DIRECTIVE
Pictures aside, repeat every entry exactly.

SUPPLIED ENTRIES
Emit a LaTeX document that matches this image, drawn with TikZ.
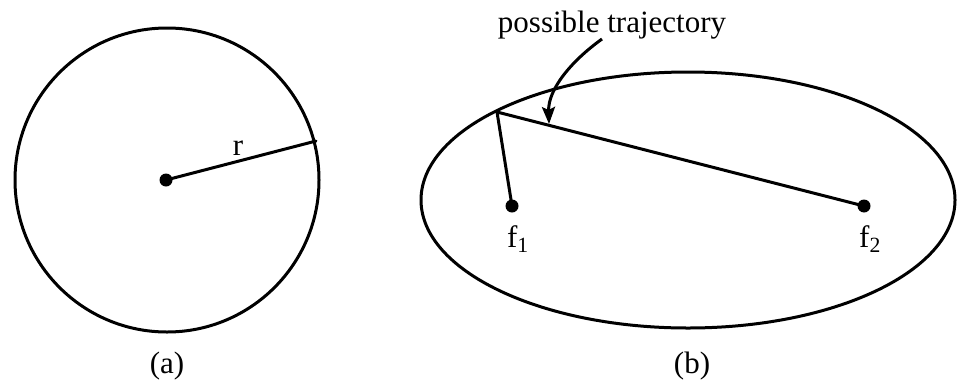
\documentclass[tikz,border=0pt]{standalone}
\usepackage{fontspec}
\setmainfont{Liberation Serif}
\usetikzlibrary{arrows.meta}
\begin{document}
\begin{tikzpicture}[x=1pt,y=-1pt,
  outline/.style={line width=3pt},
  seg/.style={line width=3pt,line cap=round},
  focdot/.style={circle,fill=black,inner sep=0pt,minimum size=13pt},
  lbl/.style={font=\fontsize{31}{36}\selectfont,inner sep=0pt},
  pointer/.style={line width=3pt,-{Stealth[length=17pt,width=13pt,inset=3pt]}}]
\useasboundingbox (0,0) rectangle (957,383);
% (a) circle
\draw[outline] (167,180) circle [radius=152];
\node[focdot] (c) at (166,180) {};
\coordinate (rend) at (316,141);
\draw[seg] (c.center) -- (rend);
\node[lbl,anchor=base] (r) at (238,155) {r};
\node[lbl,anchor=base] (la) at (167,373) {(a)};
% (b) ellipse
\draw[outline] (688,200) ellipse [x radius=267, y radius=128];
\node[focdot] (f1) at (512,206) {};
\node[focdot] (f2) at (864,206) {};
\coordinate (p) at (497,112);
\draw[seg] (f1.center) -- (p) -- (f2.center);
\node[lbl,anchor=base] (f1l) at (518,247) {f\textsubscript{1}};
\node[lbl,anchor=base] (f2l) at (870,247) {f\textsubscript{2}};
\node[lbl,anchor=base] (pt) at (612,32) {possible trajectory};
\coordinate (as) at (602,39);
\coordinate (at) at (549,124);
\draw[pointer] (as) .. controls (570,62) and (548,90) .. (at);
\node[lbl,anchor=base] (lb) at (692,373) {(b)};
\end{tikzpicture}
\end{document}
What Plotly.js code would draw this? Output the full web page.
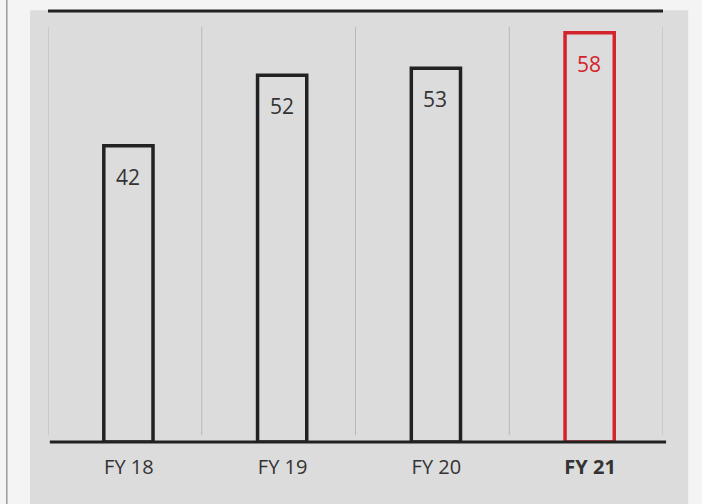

FINISHED EXERCISE
Emit a LaTeX document that matches this image, drawn with TikZ.
\documentclass[tikz,border=0pt]{standalone}
\usepackage{fontspec}
\setmainfont{Liberation Serif}
\usetikzlibrary{arrows.meta}
\begin{document}
\begin{tikzpicture}[x=1pt,y=-1pt,
  outline/.style={line width=3pt},
  seg/.style={line width=3pt,line cap=round},
  focdot/.style={circle,fill=black,inner sep=0pt,minimum size=13pt},
  lbl/.style={font=\fontsize{31}{36}\selectfont,inner sep=0pt},
  pointer/.style={line width=3pt,-{Stealth[length=17pt,width=13pt,inset=3pt]}}]
\useasboundingbox (0,0) rectangle (957,383);
% (a) circle
\draw[outline] (167,180) circle [radius=152];
\node[focdot] (c) at (166,180) {};
\coordinate (rend) at (316,141);
\draw[seg] (c.center) -- (rend);
\node[lbl,anchor=base] (r) at (238,155) {r};
\node[lbl,anchor=base] (la) at (167,373) {(a)};
% (b) ellipse
\draw[outline] (688,200) ellipse [x radius=267, y radius=128];
\node[focdot] (f1) at (512,206) {};
\node[focdot] (f2) at (864,206) {};
\coordinate (p) at (497,112);
\draw[seg] (f1.center) -- (p) -- (f2.center);
\node[lbl,anchor=base] (f1l) at (518,247) {f\textsubscript{1}};
\node[lbl,anchor=base] (f2l) at (870,247) {f\textsubscript{2}};
\node[lbl,anchor=base] (pt) at (612,32) {possible trajectory};
\coordinate (as) at (602,39);
\coordinate (at) at (549,124);
\draw[pointer] (as) .. controls (570,62) and (548,90) .. (at);
\node[lbl,anchor=base] (lb) at (692,373) {(b)};
\end{tikzpicture}
\end{document}
What Plotly.js code would draw this? Output the full web page.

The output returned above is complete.